Information supplied
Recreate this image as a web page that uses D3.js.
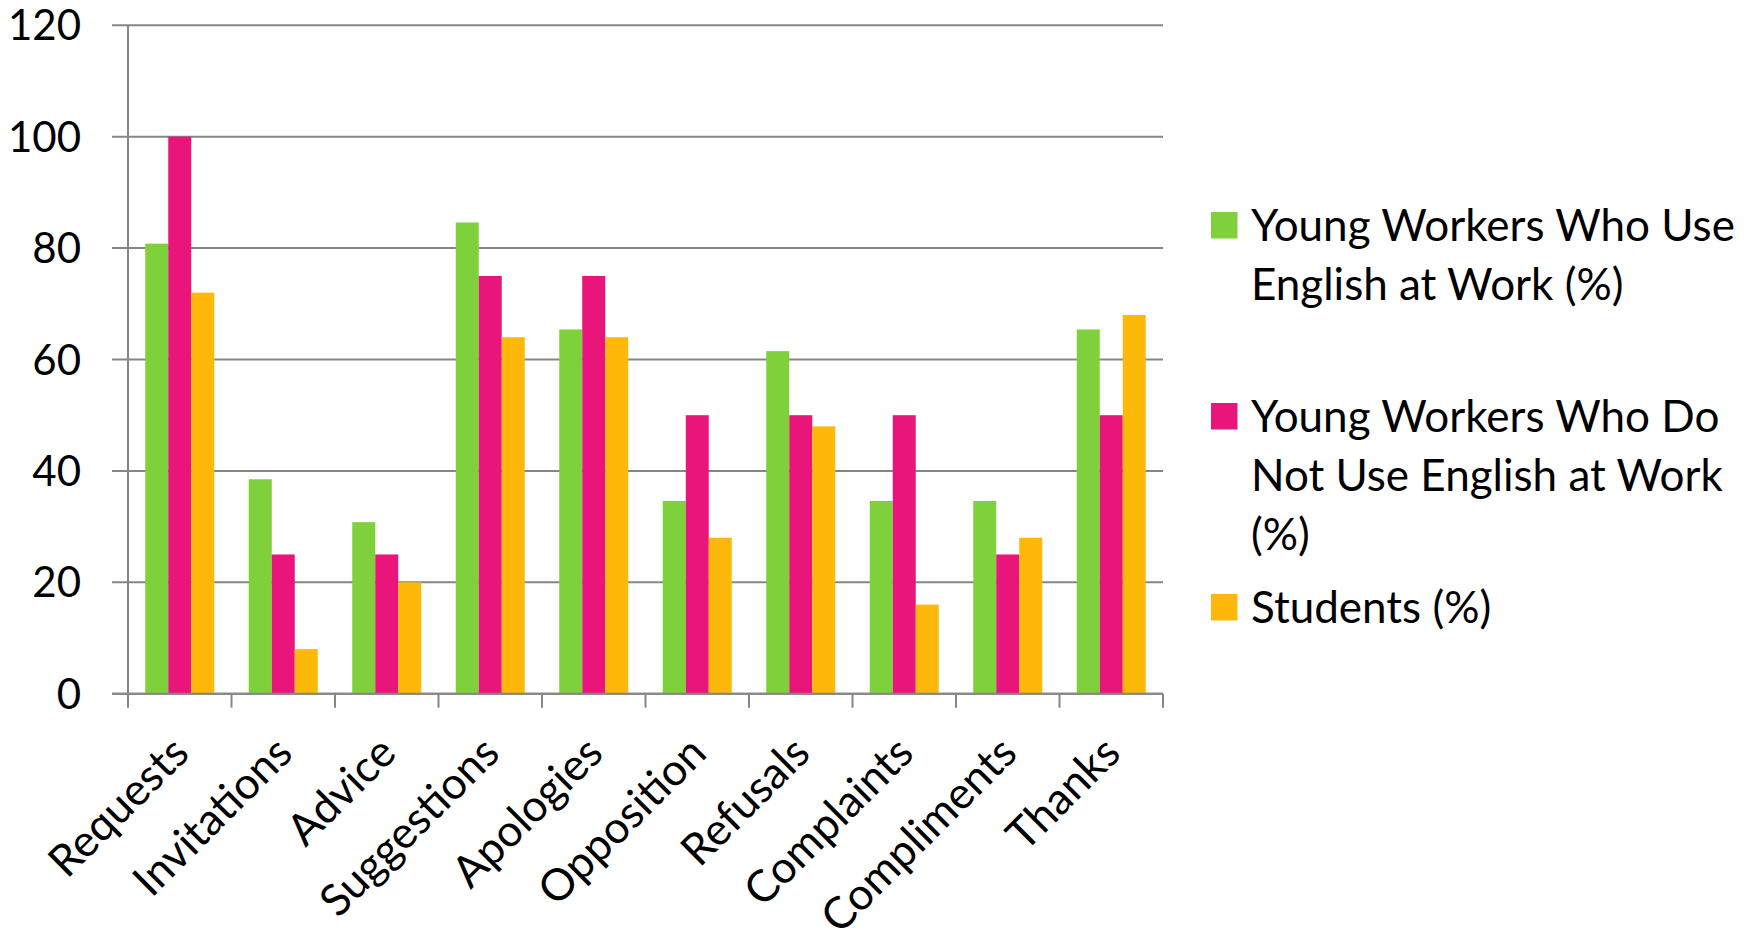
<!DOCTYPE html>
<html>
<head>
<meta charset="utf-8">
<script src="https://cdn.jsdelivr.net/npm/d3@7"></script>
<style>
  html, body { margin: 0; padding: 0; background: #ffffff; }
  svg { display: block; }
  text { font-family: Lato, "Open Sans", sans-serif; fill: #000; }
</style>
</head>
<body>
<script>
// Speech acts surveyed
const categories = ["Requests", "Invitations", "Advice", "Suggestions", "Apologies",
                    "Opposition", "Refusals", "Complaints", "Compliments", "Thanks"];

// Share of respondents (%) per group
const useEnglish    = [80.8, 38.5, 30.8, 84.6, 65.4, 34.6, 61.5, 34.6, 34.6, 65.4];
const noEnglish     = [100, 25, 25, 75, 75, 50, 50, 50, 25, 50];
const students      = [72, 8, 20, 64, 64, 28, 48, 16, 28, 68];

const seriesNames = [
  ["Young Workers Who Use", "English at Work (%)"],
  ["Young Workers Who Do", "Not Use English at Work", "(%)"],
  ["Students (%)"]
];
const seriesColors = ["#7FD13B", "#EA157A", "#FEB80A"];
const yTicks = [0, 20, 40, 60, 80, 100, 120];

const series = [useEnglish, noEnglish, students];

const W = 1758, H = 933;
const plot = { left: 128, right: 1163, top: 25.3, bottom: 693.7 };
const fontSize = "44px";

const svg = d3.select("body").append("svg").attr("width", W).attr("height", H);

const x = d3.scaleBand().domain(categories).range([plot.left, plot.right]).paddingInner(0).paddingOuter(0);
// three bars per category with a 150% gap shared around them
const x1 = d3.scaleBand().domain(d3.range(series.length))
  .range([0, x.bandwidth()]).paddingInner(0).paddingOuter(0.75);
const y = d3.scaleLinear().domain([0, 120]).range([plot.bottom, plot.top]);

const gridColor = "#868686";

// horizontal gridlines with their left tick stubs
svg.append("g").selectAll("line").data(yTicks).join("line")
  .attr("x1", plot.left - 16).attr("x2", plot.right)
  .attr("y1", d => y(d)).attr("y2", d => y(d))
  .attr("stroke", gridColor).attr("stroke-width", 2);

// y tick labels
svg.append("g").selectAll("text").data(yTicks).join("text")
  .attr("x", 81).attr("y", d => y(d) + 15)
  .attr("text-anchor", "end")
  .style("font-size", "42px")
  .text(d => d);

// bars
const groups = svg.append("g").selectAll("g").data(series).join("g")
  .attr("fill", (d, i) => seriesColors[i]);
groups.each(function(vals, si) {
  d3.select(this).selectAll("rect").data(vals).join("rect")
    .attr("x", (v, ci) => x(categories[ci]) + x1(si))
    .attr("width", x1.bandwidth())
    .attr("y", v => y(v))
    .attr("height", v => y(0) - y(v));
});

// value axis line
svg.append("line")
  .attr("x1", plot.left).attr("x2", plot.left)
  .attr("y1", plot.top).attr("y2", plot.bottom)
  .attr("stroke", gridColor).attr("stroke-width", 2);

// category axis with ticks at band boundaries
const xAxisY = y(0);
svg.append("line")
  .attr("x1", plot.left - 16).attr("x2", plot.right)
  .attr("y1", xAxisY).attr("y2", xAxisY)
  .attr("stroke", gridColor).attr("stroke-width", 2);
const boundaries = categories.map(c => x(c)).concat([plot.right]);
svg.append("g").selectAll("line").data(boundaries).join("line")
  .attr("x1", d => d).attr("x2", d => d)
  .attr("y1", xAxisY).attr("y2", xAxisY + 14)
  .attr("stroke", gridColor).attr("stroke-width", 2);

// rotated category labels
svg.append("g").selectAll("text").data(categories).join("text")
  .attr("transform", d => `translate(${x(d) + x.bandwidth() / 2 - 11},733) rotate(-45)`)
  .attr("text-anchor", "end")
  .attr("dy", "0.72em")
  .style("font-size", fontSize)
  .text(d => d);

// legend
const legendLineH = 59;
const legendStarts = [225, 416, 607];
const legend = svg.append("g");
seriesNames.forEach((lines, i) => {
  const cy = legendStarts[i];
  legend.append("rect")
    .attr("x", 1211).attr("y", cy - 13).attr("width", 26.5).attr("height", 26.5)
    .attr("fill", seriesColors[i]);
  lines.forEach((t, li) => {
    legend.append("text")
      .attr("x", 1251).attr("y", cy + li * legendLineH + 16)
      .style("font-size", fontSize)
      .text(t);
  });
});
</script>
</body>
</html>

Exercise objective
Without the pictures, write out the whole listing above exactly as it appears.

Full response
Recreate this image as a web page that uses D3.js.
<!DOCTYPE html>
<html>
<head>
<meta charset="utf-8">
<script src="https://cdn.jsdelivr.net/npm/d3@7"></script>
<style>
  html, body { margin: 0; padding: 0; background: #ffffff; }
  svg { display: block; }
  text { font-family: Lato, "Open Sans", sans-serif; fill: #000; }
</style>
</head>
<body>
<script>
// Speech acts surveyed
const categories = ["Requests", "Invitations", "Advice", "Suggestions", "Apologies",
                    "Opposition", "Refusals", "Complaints", "Compliments", "Thanks"];

// Share of respondents (%) per group
const useEnglish    = [80.8, 38.5, 30.8, 84.6, 65.4, 34.6, 61.5, 34.6, 34.6, 65.4];
const noEnglish     = [100, 25, 25, 75, 75, 50, 50, 50, 25, 50];
const students      = [72, 8, 20, 64, 64, 28, 48, 16, 28, 68];

const seriesNames = [
  ["Young Workers Who Use", "English at Work (%)"],
  ["Young Workers Who Do", "Not Use English at Work", "(%)"],
  ["Students (%)"]
];
const seriesColors = ["#7FD13B", "#EA157A", "#FEB80A"];
const yTicks = [0, 20, 40, 60, 80, 100, 120];

const series = [useEnglish, noEnglish, students];

const W = 1758, H = 933;
const plot = { left: 128, right: 1163, top: 25.3, bottom: 693.7 };
const fontSize = "44px";

const svg = d3.select("body").append("svg").attr("width", W).attr("height", H);

const x = d3.scaleBand().domain(categories).range([plot.left, plot.right]).paddingInner(0).paddingOuter(0);
// three bars per category with a 150% gap shared around them
const x1 = d3.scaleBand().domain(d3.range(series.length))
  .range([0, x.bandwidth()]).paddingInner(0).paddingOuter(0.75);
const y = d3.scaleLinear().domain([0, 120]).range([plot.bottom, plot.top]);

const gridColor = "#868686";

// horizontal gridlines with their left tick stubs
svg.append("g").selectAll("line").data(yTicks).join("line")
  .attr("x1", plot.left - 16).attr("x2", plot.right)
  .attr("y1", d => y(d)).attr("y2", d => y(d))
  .attr("stroke", gridColor).attr("stroke-width", 2);

// y tick labels
svg.append("g").selectAll("text").data(yTicks).join("text")
  .attr("x", 81).attr("y", d => y(d) + 15)
  .attr("text-anchor", "end")
  .style("font-size", "42px")
  .text(d => d);

// bars
const groups = svg.append("g").selectAll("g").data(series).join("g")
  .attr("fill", (d, i) => seriesColors[i]);
groups.each(function(vals, si) {
  d3.select(this).selectAll("rect").data(vals).join("rect")
    .attr("x", (v, ci) => x(categories[ci]) + x1(si))
    .attr("width", x1.bandwidth())
    .attr("y", v => y(v))
    .attr("height", v => y(0) - y(v));
});

// value axis line
svg.append("line")
  .attr("x1", plot.left).attr("x2", plot.left)
  .attr("y1", plot.top).attr("y2", plot.bottom)
  .attr("stroke", gridColor).attr("stroke-width", 2);

// category axis with ticks at band boundaries
const xAxisY = y(0);
svg.append("line")
  .attr("x1", plot.left - 16).attr("x2", plot.right)
  .attr("y1", xAxisY).attr("y2", xAxisY)
  .attr("stroke", gridColor).attr("stroke-width", 2);
const boundaries = categories.map(c => x(c)).concat([plot.right]);
svg.append("g").selectAll("line").data(boundaries).join("line")
  .attr("x1", d => d).attr("x2", d => d)
  .attr("y1", xAxisY).attr("y2", xAxisY + 14)
  .attr("stroke", gridColor).attr("stroke-width", 2);

// rotated category labels
svg.append("g").selectAll("text").data(categories).join("text")
  .attr("transform", d => `translate(${x(d) + x.bandwidth() / 2 - 11},733) rotate(-45)`)
  .attr("text-anchor", "end")
  .attr("dy", "0.72em")
  .style("font-size", fontSize)
  .text(d => d);

// legend
const legendLineH = 59;
const legendStarts = [225, 416, 607];
const legend = svg.append("g");
seriesNames.forEach((lines, i) => {
  const cy = legendStarts[i];
  legend.append("rect")
    .attr("x", 1211).attr("y", cy - 13).attr("width", 26.5).attr("height", 26.5)
    .attr("fill", seriesColors[i]);
  lines.forEach((t, li) => {
    legend.append("text")
      .attr("x", 1251).attr("y", cy + li * legendLineH + 16)
      .style("font-size", fontSize)
      .text(t);
  });
});
</script>
</body>
</html>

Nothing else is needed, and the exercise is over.